Texas, Thrice Upon A Year

A  couple weeks ago some ways outside of Austin, a table full of artists (and artist adjacents) whose minds were over full of very specific measurements sat down for some Tex-Mex, and in doing so learned a new measurement system for queso: “So, the small is like, a small- and the large, well it’s like, a large”. I pass this knowledge on to you, dear reader, in case you should ever need to know how much queso to order.

Tips for traveling in Texas:

This year has brought me an unprecedented number of trips to Texas. In the span of 8 months I doubled my lifetime record of visits to the Lone Star state, and each trip has been markedly different from the last. Thanks to my newfound acquaintance with the state, I thought I would make a handy list for other outsiders who might make a pilgrimage soon:

  • Forget that you have a diet plan and eat all the Tex Mex- do not pass on the queso, large or small (but who are we kidding, they’re both large in any other place).
  • When doing hotel laundry, don’t trust 19 year olds with matching Mustangs (for real) with your favorite shirt, they will give it to another guest and promptly forget they were involved. Do trust the grandmother who works night shifts, she will track it down, and make sure it actually gets washed.
  • Bring bugspray- it’s been 2 weeks and all I want is a time machine and some DEET for my poor feet.
  • Don’t tell people you think the weather feels nice, they will fight you on this, so far this has happened through 3 seasons, so the Spring is either the sweet spot, or Texans seemingly hate their weather year round.

The Right Face

All three of my trips this year have featured very valuable learning time under Karen T. Taylor, who literally wrote the book on Forensic Art. Two out of three of these trips have been to the FACTS (Forensic Anthropology Center at Texas State) facility, and on both trips I have had the great joy of totally freezing in the presence of Karen and an arachnid- this time it was a scorpion, and I stopped in my tracks, glass eyes in hand (it was like 20 feet away, I was fine).

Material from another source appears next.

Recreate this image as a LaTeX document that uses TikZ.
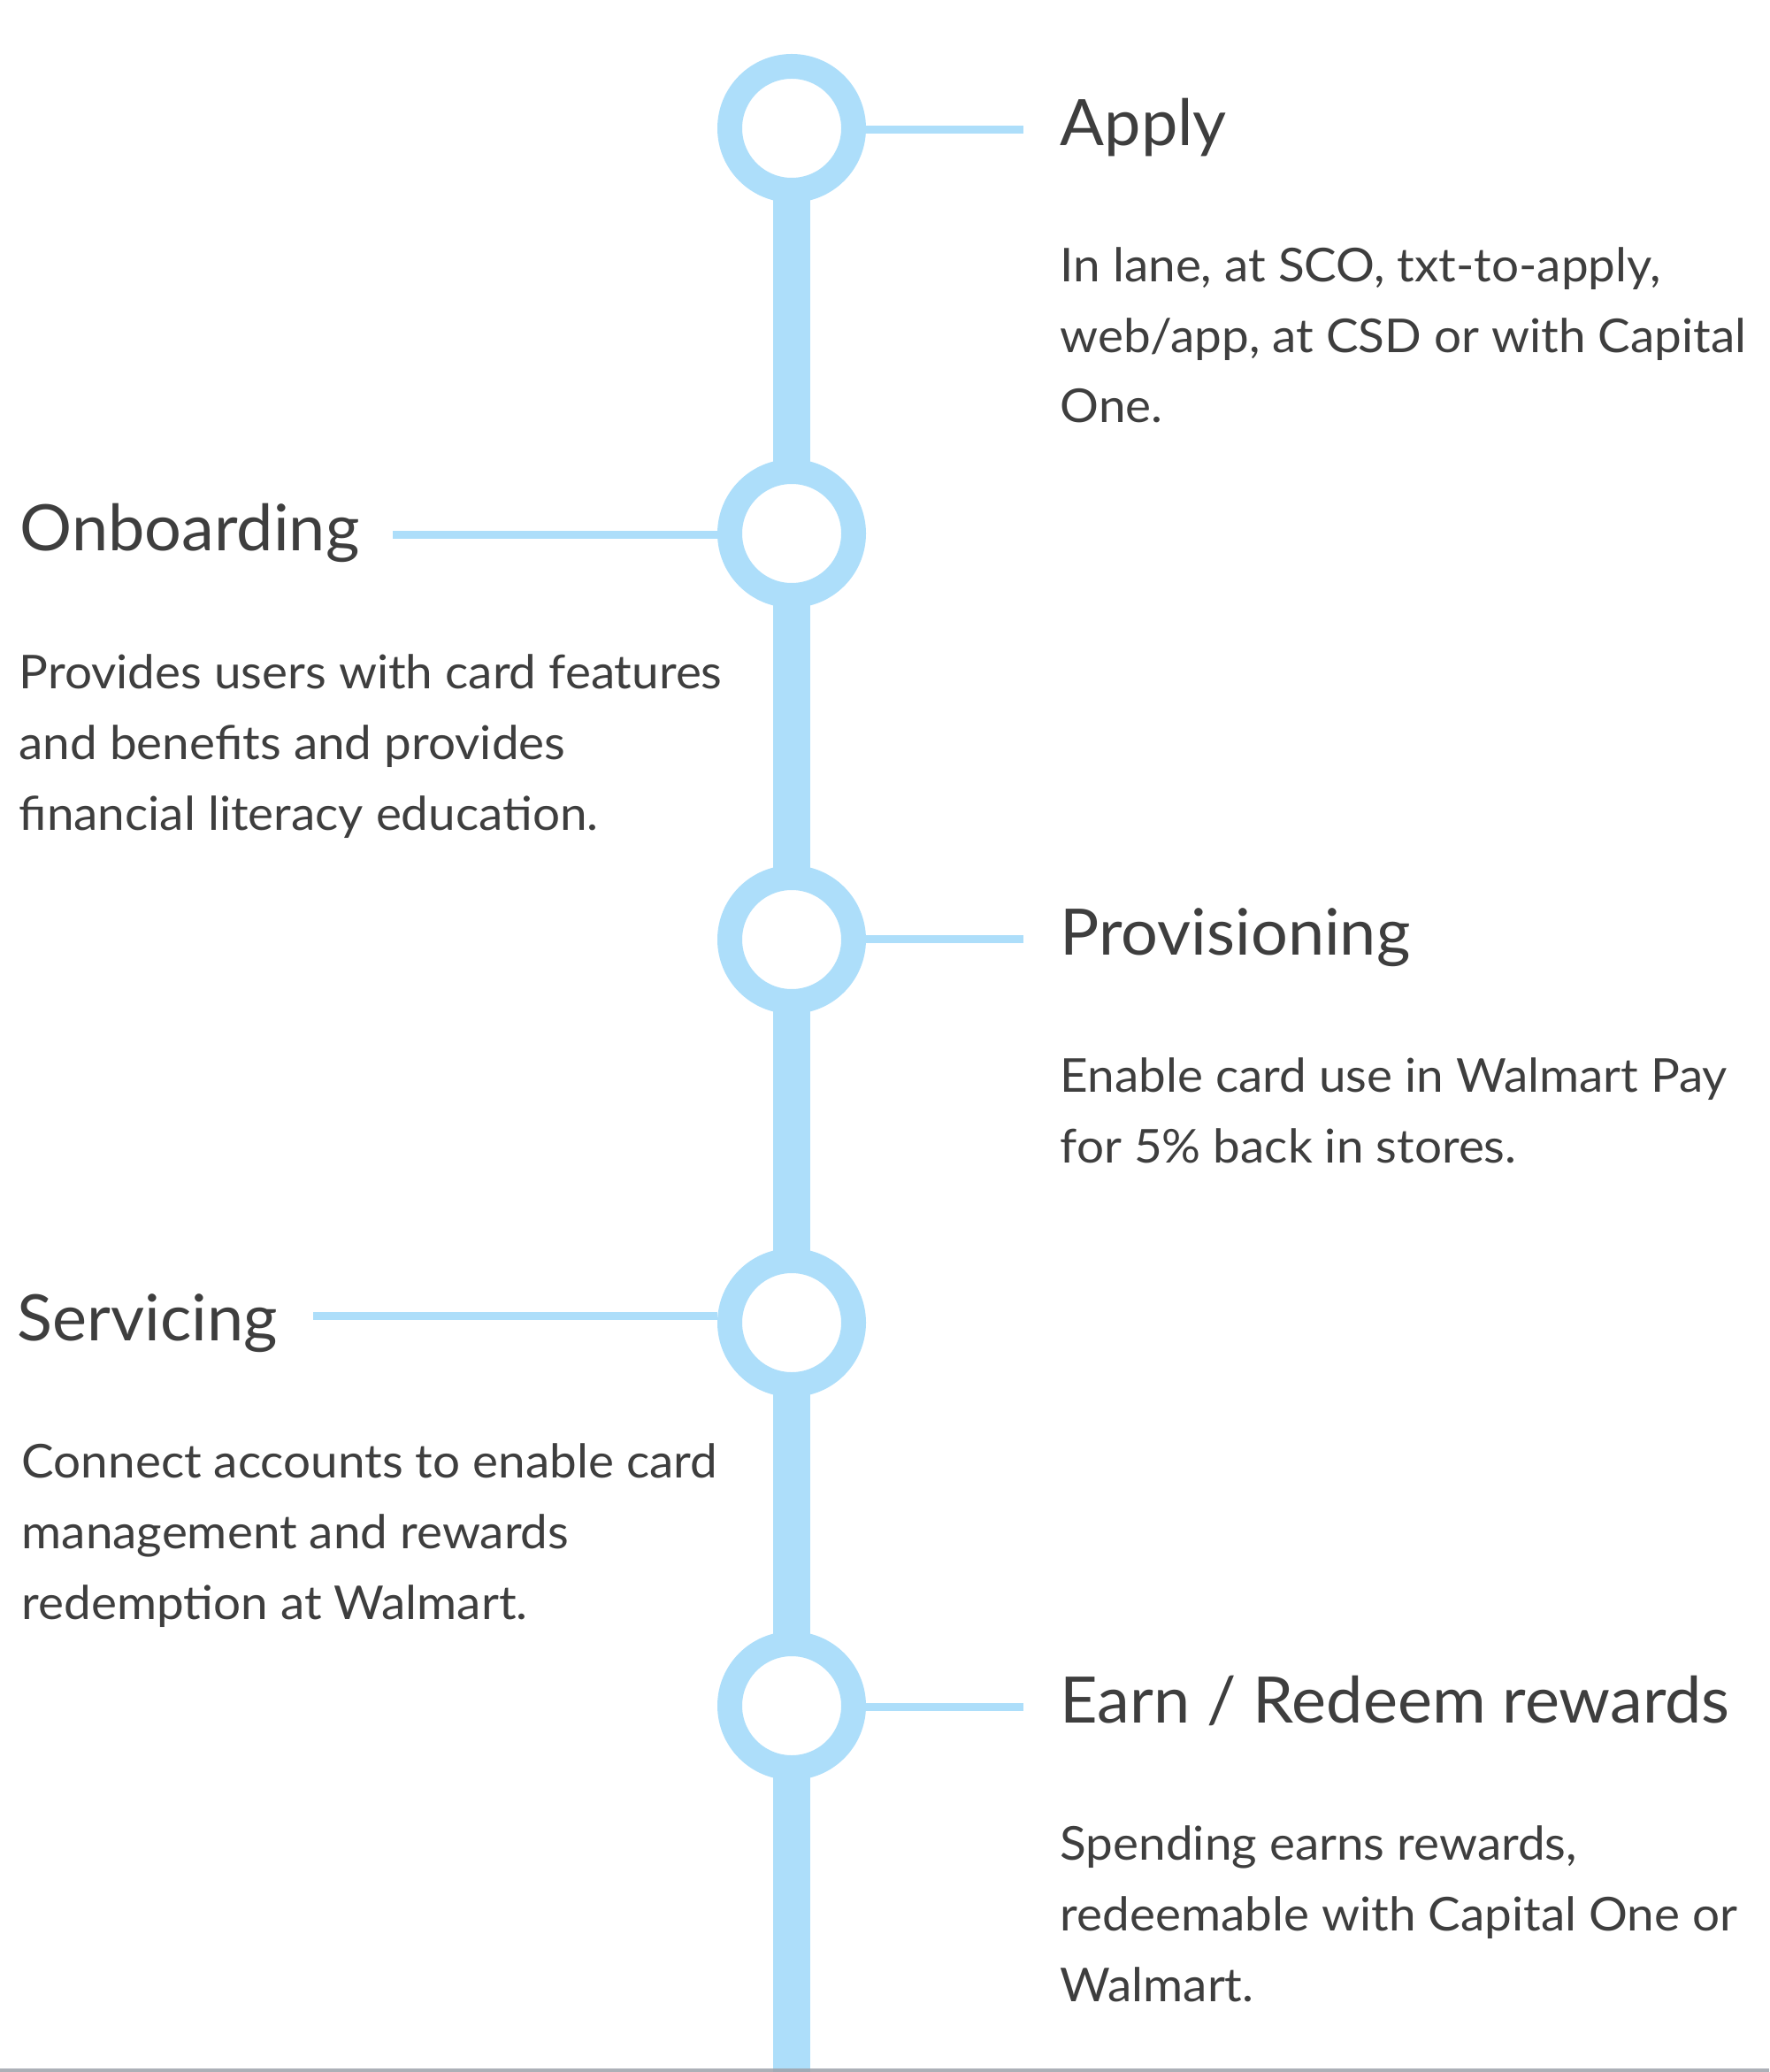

This last workshop was centered on Forensic Facial Reconstruction- creating an approximation of an individual’s face in life using their skull, knowledge of anatomy, scientific data collected from studies of tissue depth across many populations, and a whole lot of other things that entire books have been written to explain this process in depth. A couple days after I got home, I was having a session of FriendTV (video calling- we live in the future!) with one of my closest friends. I was telling him about the excitements of my trip and very vaguely explaining what I was doing in this class when he asked me an interesting question, “Yeah, but how do you know it’s the right face?”- the answer to that question in long form lies in the aforementioned books, but the short answer is- an artist can’t just guess.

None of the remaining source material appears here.